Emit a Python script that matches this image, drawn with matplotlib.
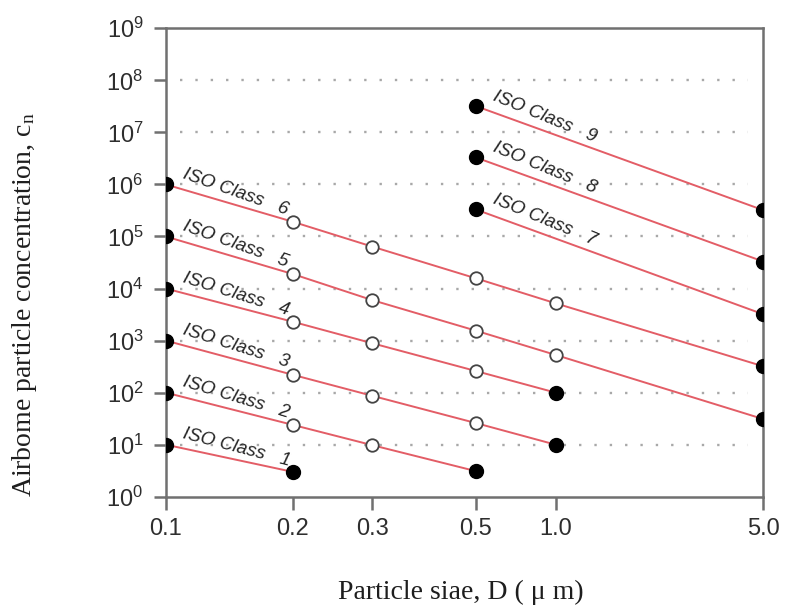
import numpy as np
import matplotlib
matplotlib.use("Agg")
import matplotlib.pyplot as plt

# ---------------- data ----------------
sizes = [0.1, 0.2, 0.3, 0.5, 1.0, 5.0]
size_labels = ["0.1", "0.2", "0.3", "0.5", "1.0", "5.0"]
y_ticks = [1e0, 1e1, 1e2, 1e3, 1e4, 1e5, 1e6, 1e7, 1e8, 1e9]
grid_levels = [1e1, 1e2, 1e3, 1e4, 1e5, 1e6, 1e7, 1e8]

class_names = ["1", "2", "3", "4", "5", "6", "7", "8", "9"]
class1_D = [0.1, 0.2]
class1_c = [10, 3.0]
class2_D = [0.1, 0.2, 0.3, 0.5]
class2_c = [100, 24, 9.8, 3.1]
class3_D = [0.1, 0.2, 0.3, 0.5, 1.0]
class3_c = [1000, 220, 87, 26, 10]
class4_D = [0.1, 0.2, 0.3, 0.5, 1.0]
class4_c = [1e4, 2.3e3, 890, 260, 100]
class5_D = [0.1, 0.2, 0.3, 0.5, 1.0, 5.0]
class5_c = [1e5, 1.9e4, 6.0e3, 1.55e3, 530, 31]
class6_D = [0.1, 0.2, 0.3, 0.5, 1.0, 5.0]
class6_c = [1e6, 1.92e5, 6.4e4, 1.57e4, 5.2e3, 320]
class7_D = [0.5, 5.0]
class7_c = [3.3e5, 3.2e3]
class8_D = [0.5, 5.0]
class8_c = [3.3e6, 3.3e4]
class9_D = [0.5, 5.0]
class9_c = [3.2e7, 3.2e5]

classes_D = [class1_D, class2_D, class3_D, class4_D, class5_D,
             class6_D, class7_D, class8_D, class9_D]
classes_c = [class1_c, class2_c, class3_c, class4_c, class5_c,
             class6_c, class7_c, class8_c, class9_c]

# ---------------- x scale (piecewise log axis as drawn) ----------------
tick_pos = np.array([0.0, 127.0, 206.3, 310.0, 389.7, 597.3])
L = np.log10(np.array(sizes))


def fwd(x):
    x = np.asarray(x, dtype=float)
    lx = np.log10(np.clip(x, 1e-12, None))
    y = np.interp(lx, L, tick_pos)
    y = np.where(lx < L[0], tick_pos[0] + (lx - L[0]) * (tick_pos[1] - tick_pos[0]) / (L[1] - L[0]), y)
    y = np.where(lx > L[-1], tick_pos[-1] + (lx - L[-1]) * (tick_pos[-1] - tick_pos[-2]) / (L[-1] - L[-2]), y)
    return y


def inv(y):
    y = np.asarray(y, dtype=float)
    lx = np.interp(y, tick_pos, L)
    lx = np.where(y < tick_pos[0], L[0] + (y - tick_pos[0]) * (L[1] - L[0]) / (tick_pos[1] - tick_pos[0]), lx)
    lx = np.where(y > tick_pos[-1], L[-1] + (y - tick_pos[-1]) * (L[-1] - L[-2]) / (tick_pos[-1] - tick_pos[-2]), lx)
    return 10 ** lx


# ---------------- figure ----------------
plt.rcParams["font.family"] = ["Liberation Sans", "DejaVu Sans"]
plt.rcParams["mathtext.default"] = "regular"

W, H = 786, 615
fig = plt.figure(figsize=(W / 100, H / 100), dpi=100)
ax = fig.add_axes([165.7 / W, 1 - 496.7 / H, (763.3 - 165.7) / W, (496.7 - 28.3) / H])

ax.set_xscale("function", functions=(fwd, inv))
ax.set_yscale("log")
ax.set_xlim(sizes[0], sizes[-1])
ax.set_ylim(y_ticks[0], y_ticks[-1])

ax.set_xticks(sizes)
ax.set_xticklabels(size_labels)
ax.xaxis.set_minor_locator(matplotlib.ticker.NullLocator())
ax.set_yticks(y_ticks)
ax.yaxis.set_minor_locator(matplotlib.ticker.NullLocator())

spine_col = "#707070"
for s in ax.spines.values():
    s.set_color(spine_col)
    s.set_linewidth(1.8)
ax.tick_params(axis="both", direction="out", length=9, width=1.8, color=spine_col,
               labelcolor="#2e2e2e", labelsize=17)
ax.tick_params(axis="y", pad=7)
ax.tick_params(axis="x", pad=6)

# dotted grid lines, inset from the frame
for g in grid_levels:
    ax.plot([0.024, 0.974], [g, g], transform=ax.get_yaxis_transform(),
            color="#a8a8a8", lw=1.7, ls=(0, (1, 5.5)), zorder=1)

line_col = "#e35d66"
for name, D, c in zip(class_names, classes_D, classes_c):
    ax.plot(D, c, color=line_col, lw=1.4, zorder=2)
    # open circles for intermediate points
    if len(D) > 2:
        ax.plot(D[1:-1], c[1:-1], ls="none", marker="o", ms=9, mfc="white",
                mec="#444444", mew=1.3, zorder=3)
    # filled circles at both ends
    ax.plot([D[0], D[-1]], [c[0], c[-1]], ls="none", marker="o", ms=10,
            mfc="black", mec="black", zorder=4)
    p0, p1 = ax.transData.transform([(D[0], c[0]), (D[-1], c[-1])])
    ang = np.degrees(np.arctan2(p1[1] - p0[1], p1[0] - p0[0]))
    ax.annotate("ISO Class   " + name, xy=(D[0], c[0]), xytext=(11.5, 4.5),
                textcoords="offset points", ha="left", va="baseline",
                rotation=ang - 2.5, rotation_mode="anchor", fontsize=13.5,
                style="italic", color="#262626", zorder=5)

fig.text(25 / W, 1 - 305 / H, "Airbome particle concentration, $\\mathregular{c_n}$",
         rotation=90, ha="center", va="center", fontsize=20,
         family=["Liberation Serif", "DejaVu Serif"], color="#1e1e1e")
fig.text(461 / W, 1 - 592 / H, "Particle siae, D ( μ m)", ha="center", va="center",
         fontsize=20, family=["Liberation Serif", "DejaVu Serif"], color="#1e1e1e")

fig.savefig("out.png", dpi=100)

...

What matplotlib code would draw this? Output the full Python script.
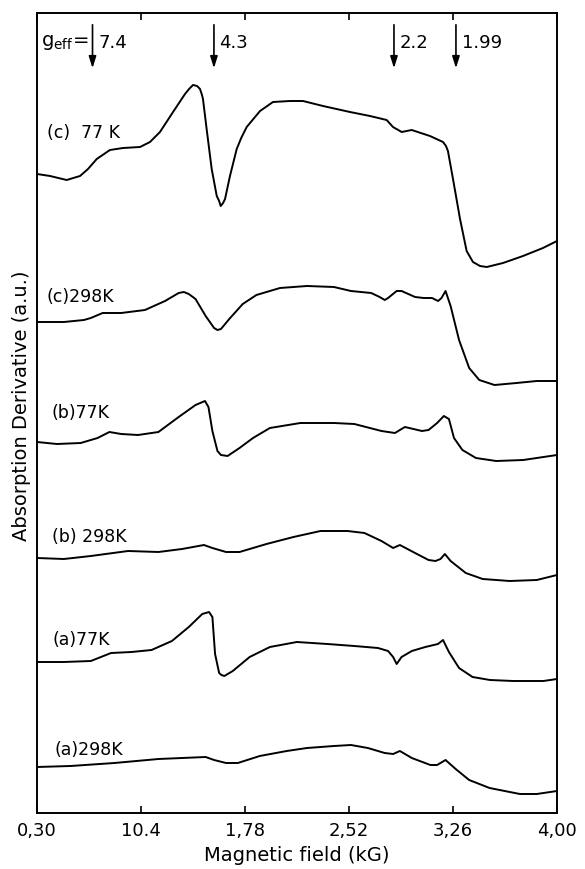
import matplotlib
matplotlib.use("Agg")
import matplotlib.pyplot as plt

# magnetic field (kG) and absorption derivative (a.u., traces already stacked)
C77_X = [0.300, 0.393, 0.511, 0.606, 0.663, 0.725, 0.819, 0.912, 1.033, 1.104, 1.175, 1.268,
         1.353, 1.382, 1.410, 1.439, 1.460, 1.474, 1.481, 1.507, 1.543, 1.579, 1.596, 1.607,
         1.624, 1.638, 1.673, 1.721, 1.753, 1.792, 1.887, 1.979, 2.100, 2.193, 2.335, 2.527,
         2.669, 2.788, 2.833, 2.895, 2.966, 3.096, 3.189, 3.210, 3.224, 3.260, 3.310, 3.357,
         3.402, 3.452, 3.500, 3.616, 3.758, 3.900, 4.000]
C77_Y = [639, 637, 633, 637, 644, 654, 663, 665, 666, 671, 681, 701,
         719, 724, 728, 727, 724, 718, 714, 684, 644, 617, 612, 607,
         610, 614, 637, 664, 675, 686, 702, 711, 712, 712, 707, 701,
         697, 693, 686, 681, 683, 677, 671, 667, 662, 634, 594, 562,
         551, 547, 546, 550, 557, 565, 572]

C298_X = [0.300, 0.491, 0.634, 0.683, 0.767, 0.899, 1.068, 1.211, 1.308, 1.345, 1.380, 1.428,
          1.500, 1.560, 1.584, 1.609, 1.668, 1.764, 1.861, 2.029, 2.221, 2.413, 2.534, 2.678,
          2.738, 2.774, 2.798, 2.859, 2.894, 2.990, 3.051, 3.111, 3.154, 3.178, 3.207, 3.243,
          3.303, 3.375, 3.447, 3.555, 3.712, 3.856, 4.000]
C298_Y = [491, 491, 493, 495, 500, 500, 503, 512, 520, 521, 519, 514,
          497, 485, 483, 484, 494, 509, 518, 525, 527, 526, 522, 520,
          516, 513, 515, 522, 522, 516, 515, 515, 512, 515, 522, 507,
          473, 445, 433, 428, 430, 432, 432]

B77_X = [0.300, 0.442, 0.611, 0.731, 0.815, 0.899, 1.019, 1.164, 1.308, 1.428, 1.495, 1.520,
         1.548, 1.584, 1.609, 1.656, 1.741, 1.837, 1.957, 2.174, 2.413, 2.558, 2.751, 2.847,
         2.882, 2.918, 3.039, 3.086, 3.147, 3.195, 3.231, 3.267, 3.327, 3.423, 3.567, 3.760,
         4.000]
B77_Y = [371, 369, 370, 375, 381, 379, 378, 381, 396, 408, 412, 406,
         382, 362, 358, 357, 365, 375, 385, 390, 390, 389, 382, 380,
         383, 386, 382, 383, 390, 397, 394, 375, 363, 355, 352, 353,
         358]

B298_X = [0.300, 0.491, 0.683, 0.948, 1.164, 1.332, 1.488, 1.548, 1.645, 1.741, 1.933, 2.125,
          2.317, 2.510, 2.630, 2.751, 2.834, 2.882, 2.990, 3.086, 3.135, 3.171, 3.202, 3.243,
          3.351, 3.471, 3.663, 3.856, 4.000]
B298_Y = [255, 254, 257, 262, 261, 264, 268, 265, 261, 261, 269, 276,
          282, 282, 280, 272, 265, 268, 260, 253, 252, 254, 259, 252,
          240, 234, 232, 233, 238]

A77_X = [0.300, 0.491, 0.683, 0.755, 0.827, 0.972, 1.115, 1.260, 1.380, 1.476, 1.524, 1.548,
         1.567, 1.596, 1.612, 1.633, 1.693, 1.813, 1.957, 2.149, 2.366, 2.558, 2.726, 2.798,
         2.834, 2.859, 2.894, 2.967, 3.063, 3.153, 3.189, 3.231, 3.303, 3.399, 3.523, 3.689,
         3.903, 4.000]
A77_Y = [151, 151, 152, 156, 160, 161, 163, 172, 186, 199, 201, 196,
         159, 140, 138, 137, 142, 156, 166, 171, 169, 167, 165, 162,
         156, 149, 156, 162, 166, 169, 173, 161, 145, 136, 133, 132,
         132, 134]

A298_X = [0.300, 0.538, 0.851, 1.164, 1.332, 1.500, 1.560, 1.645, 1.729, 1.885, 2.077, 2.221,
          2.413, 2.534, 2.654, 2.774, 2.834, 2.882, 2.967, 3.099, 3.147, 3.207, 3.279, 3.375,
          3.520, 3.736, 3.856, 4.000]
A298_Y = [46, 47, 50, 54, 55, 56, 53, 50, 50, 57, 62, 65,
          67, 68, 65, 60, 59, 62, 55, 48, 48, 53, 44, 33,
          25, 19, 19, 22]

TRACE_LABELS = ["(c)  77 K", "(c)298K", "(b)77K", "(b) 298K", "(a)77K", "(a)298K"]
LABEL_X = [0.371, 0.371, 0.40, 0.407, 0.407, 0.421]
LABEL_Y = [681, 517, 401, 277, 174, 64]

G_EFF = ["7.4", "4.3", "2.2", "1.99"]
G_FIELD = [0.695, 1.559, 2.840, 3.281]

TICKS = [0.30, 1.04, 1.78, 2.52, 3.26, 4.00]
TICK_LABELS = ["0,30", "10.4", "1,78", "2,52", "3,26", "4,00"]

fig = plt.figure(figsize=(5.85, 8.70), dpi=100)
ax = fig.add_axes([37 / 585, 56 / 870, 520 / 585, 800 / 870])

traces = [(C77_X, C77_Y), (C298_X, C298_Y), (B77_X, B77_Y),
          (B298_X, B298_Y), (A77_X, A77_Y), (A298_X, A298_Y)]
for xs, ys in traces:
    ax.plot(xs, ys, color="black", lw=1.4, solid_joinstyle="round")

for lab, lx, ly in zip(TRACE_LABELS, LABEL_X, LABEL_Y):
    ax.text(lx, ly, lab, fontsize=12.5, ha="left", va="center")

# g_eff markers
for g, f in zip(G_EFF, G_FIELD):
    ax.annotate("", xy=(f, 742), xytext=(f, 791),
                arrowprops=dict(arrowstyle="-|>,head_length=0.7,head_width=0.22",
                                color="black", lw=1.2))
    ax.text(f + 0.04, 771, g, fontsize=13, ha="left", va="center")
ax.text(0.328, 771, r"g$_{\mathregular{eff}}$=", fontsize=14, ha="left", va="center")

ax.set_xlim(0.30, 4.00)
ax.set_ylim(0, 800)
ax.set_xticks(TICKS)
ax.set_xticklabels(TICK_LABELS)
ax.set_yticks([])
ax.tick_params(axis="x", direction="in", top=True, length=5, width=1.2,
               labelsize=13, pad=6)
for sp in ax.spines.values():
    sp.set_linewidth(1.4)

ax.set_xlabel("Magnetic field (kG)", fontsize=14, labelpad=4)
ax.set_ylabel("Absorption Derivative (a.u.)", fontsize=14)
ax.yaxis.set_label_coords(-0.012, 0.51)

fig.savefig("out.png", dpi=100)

--

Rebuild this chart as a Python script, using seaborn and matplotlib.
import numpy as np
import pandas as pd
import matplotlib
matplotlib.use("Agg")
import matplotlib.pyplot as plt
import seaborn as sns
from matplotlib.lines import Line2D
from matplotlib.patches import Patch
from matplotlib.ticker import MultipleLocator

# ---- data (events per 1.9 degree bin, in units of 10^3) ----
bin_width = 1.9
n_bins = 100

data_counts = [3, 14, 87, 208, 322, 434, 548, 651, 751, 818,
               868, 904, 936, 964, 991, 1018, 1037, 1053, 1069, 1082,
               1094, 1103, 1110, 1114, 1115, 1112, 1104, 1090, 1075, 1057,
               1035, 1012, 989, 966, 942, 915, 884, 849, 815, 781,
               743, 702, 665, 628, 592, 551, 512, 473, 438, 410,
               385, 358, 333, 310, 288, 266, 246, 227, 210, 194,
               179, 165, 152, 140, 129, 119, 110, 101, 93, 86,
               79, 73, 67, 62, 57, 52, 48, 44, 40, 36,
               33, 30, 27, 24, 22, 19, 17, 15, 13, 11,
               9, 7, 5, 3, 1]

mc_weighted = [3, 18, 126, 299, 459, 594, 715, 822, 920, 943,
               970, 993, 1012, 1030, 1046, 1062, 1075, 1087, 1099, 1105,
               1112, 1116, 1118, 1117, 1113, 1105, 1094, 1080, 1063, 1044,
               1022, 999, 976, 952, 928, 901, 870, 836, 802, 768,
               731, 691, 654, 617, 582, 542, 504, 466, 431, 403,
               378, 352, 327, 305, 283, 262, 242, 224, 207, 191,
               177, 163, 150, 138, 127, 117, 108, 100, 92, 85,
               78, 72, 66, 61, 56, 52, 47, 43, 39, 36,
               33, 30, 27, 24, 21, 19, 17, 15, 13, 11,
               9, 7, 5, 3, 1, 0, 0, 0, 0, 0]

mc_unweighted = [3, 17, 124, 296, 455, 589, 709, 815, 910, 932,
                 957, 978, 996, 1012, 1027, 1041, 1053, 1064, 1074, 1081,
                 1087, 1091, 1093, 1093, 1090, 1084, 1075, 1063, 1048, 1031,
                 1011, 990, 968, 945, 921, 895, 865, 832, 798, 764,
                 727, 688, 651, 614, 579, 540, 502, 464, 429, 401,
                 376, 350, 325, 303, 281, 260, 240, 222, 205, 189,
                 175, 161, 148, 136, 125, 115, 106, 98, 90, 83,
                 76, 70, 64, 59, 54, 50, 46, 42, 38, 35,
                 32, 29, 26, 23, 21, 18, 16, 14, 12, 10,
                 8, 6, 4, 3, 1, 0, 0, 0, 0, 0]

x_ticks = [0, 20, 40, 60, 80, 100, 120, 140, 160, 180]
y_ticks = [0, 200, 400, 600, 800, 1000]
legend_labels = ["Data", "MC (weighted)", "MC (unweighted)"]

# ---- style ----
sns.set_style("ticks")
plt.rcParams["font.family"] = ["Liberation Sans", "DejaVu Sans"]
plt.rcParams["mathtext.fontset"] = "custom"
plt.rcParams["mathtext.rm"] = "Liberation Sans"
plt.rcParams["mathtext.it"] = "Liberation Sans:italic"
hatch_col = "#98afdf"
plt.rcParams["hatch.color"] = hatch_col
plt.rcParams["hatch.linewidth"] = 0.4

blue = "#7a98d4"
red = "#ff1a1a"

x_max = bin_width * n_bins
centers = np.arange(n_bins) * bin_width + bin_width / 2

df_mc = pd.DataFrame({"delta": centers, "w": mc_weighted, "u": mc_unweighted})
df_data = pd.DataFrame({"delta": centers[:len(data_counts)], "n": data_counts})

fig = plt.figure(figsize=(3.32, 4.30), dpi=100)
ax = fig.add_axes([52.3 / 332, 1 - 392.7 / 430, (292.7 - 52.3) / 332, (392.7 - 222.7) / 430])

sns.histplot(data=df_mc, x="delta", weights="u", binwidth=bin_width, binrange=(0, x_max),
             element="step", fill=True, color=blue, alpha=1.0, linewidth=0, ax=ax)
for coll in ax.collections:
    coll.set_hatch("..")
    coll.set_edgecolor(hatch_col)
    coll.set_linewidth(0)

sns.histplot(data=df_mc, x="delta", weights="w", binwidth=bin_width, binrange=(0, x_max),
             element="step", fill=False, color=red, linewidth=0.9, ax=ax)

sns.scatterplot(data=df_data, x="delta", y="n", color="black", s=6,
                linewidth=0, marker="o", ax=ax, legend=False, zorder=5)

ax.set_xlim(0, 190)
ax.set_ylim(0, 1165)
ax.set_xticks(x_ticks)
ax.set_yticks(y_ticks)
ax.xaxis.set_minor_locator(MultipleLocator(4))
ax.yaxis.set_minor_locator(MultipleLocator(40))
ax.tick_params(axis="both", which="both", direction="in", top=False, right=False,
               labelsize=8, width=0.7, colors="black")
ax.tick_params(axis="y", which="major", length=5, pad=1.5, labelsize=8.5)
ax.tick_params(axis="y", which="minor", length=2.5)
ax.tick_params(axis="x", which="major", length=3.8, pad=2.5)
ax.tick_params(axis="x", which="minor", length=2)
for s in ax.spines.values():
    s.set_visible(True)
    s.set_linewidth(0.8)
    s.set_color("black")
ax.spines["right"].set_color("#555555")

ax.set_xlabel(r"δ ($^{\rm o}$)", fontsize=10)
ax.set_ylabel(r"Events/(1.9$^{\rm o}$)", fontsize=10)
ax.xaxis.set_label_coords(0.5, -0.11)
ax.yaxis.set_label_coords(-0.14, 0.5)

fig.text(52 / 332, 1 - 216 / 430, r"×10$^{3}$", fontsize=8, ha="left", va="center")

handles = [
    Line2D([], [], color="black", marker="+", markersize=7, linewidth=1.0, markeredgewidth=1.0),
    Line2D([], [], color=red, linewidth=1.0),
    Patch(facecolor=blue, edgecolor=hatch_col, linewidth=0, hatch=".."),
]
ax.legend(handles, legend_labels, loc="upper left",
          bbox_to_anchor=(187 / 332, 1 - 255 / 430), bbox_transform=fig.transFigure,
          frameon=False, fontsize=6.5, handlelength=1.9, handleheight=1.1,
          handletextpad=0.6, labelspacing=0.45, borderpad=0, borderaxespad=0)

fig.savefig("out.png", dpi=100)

**Given exercise:**
Your task is to pick out every line with the string "seaborn" and copy it.

**Output for this task:**
Rebuild this chart as a Python script, using seaborn and matplotlib.
import seaborn as sns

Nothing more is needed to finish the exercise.